Return only the lines between the line holding "Write a Python" and the line holding "a_bounds_solid = [5.71, 8.72]", the two boundary lines included, exactly as they appear.

** start DATASET CONTENT **

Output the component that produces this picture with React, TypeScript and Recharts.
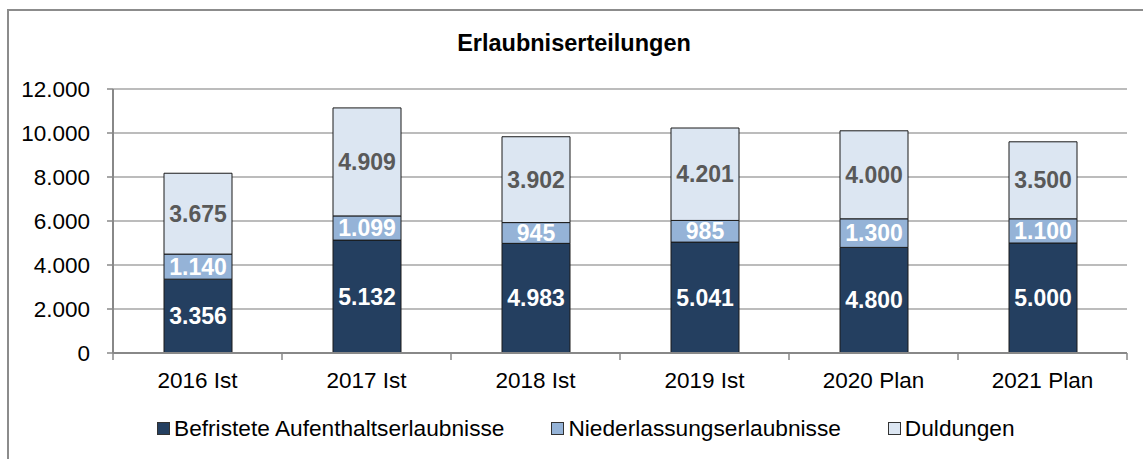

** end DATASET CONTENT **
** start DATASET CONTENT **

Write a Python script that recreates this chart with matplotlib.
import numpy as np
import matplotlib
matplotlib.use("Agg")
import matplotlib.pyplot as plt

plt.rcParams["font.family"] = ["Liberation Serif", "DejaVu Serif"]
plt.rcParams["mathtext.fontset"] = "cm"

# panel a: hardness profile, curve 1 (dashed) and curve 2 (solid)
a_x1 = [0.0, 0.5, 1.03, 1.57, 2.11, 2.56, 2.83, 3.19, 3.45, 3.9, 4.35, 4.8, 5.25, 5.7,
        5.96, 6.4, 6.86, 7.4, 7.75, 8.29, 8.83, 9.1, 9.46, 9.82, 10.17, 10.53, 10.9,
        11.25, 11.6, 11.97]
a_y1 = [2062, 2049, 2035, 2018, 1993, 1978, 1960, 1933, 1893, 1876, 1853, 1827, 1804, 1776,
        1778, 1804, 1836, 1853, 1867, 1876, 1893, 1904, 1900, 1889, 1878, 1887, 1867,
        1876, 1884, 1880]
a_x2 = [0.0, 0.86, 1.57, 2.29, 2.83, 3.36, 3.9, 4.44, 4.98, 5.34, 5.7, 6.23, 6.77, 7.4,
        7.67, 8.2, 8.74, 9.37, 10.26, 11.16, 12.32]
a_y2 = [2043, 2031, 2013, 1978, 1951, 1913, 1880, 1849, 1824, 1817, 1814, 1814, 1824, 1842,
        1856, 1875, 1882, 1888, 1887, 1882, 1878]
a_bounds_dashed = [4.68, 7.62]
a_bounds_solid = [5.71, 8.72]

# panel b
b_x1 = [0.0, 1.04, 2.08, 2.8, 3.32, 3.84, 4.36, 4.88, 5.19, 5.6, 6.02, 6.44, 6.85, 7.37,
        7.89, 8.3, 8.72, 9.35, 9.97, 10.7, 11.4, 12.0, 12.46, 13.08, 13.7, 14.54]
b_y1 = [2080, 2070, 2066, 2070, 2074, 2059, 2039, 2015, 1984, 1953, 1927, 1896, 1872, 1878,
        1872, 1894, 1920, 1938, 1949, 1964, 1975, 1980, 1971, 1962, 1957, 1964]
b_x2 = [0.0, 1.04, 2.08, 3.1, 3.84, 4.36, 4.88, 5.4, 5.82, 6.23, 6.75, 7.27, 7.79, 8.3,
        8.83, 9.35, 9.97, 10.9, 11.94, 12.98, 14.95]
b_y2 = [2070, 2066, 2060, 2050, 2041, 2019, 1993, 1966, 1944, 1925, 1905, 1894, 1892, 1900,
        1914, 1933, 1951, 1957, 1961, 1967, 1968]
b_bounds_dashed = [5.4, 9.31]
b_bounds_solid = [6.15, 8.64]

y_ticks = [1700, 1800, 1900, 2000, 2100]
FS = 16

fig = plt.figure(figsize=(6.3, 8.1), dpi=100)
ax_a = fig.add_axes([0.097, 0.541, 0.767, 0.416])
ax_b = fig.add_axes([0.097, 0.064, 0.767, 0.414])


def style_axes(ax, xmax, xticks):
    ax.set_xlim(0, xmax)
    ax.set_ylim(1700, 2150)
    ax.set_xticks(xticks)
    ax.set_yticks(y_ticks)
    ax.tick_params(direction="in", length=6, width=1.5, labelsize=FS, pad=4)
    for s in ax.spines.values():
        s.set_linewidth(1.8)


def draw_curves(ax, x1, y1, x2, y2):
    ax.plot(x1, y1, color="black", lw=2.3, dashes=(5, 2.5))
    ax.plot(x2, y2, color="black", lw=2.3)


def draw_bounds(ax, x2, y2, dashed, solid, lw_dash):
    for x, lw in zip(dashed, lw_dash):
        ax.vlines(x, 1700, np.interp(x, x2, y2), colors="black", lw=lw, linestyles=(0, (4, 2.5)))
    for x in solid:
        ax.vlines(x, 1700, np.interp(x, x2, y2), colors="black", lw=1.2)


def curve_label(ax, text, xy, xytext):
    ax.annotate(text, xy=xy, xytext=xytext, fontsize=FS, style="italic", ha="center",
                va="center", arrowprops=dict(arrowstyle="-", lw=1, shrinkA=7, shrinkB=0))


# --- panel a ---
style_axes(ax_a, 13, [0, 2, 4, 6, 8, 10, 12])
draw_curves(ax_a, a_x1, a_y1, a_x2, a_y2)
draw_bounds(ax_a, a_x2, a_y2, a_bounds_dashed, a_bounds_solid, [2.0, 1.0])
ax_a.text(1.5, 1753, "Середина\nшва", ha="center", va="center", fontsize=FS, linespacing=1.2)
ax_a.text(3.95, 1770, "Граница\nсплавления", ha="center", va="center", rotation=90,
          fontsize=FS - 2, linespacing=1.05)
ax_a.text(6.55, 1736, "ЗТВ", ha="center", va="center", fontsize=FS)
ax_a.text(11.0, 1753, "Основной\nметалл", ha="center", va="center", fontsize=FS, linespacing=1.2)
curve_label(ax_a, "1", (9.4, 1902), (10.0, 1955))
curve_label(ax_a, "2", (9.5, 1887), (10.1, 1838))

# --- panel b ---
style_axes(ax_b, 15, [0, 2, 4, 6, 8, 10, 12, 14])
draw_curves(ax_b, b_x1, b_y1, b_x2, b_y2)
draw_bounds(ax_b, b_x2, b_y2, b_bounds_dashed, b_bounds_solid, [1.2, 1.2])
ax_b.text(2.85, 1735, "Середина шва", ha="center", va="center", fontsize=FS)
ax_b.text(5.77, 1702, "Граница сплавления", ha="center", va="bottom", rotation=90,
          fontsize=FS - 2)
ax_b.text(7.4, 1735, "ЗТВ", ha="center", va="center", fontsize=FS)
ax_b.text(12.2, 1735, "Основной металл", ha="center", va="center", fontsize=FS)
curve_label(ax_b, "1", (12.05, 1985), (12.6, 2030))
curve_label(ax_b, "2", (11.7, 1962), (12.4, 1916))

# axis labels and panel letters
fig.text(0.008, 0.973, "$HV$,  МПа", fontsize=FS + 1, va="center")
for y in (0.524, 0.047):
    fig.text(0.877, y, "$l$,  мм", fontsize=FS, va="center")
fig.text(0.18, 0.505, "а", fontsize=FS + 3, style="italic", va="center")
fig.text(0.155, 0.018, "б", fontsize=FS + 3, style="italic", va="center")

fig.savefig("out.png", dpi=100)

** end DATASET CONTENT **
** start DATASET CONTENT **

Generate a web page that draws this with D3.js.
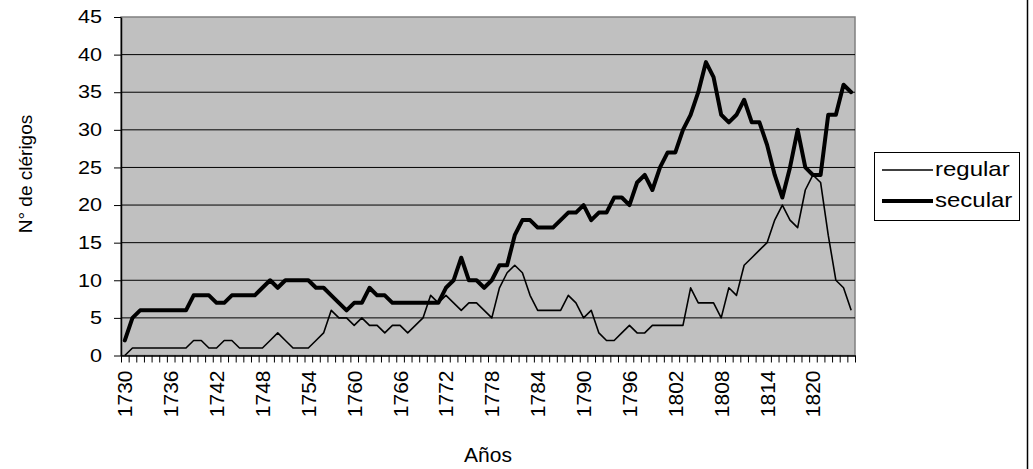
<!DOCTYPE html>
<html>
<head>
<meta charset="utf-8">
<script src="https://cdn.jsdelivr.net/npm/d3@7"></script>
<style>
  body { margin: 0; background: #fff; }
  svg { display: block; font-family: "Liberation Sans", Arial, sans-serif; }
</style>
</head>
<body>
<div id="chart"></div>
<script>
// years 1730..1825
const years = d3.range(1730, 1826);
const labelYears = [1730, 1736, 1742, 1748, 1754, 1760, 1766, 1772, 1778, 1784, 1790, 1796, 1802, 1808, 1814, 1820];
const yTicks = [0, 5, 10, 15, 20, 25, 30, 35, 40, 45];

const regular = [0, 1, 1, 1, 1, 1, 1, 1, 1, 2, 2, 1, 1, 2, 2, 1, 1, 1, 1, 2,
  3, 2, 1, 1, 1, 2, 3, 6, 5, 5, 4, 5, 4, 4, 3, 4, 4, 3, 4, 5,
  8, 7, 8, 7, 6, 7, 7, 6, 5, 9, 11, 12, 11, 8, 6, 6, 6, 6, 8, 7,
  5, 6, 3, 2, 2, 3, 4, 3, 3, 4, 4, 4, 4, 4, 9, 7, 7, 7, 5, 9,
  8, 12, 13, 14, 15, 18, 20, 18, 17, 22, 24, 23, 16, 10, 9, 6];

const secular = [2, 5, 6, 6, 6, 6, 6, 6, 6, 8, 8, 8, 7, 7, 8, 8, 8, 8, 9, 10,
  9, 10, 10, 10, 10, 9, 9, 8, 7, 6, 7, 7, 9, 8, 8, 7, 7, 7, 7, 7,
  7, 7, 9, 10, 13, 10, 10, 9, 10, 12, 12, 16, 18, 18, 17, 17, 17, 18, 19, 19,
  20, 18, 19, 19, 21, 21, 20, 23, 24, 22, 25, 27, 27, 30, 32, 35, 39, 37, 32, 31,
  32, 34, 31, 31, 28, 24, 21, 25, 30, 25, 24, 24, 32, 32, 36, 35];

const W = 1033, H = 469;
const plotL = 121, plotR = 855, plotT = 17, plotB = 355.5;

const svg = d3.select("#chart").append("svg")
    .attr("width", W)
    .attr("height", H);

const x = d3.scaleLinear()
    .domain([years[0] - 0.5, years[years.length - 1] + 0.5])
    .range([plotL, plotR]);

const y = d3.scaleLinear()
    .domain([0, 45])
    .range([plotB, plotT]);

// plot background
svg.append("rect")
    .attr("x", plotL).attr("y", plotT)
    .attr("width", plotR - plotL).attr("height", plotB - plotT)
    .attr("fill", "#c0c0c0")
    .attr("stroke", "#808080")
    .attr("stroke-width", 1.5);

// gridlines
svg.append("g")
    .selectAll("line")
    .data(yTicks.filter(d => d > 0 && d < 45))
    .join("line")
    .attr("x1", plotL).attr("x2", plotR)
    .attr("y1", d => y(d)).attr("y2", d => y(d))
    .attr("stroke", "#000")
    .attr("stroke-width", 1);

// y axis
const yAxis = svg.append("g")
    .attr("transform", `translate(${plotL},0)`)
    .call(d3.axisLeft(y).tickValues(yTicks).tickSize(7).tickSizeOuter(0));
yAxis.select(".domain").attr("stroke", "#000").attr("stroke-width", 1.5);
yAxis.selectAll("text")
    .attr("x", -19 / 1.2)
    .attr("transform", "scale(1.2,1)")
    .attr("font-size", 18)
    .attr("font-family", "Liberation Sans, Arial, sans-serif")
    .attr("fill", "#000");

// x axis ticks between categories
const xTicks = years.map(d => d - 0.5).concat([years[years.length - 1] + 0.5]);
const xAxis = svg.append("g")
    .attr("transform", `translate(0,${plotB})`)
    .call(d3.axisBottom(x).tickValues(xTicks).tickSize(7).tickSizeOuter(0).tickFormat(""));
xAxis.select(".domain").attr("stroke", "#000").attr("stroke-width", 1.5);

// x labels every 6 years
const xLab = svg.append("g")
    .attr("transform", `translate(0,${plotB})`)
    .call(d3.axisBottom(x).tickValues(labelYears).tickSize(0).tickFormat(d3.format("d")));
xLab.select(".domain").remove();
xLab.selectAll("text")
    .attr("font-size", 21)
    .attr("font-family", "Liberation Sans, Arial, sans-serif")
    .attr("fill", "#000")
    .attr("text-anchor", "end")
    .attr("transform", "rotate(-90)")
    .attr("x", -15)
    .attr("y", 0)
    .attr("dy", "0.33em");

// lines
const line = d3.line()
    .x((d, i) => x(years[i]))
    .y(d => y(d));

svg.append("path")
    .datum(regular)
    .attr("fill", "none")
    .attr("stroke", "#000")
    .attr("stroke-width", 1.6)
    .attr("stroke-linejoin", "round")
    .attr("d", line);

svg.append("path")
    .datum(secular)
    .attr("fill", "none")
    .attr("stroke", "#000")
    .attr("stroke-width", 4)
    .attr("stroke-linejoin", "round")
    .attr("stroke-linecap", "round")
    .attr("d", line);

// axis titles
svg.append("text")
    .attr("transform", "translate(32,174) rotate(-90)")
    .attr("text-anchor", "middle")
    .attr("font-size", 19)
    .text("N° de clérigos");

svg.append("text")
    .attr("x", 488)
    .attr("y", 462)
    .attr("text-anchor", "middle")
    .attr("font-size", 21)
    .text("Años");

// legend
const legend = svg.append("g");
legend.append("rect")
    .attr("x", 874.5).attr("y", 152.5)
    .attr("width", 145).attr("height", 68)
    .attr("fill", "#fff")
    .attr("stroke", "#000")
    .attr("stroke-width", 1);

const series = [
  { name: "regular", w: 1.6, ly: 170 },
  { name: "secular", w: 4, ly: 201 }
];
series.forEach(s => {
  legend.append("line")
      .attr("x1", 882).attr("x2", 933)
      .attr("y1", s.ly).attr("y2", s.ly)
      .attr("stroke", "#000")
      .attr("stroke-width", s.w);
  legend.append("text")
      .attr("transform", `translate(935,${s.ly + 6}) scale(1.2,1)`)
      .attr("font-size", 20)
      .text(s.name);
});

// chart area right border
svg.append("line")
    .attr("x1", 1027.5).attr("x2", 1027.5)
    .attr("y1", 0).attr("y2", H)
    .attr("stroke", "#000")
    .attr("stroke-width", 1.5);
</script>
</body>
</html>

** end DATASET CONTENT **

RESULT OF THE EXERCISE:
Write a Python script that recreates this chart with matplotlib.
import numpy as np
import matplotlib
matplotlib.use("Agg")
import matplotlib.pyplot as plt

plt.rcParams["font.family"] = ["Liberation Serif", "DejaVu Serif"]
plt.rcParams["mathtext.fontset"] = "cm"

# panel a: hardness profile, curve 1 (dashed) and curve 2 (solid)
a_x1 = [0.0, 0.5, 1.03, 1.57, 2.11, 2.56, 2.83, 3.19, 3.45, 3.9, 4.35, 4.8, 5.25, 5.7,
        5.96, 6.4, 6.86, 7.4, 7.75, 8.29, 8.83, 9.1, 9.46, 9.82, 10.17, 10.53, 10.9,
        11.25, 11.6, 11.97]
a_y1 = [2062, 2049, 2035, 2018, 1993, 1978, 1960, 1933, 1893, 1876, 1853, 1827, 1804, 1776,
        1778, 1804, 1836, 1853, 1867, 1876, 1893, 1904, 1900, 1889, 1878, 1887, 1867,
        1876, 1884, 1880]
a_x2 = [0.0, 0.86, 1.57, 2.29, 2.83, 3.36, 3.9, 4.44, 4.98, 5.34, 5.7, 6.23, 6.77, 7.4,
        7.67, 8.2, 8.74, 9.37, 10.26, 11.16, 12.32]
a_y2 = [2043, 2031, 2013, 1978, 1951, 1913, 1880, 1849, 1824, 1817, 1814, 1814, 1824, 1842,
        1856, 1875, 1882, 1888, 1887, 1882, 1878]
a_bounds_dashed = [4.68, 7.62]
a_bounds_solid = [5.71, 8.72]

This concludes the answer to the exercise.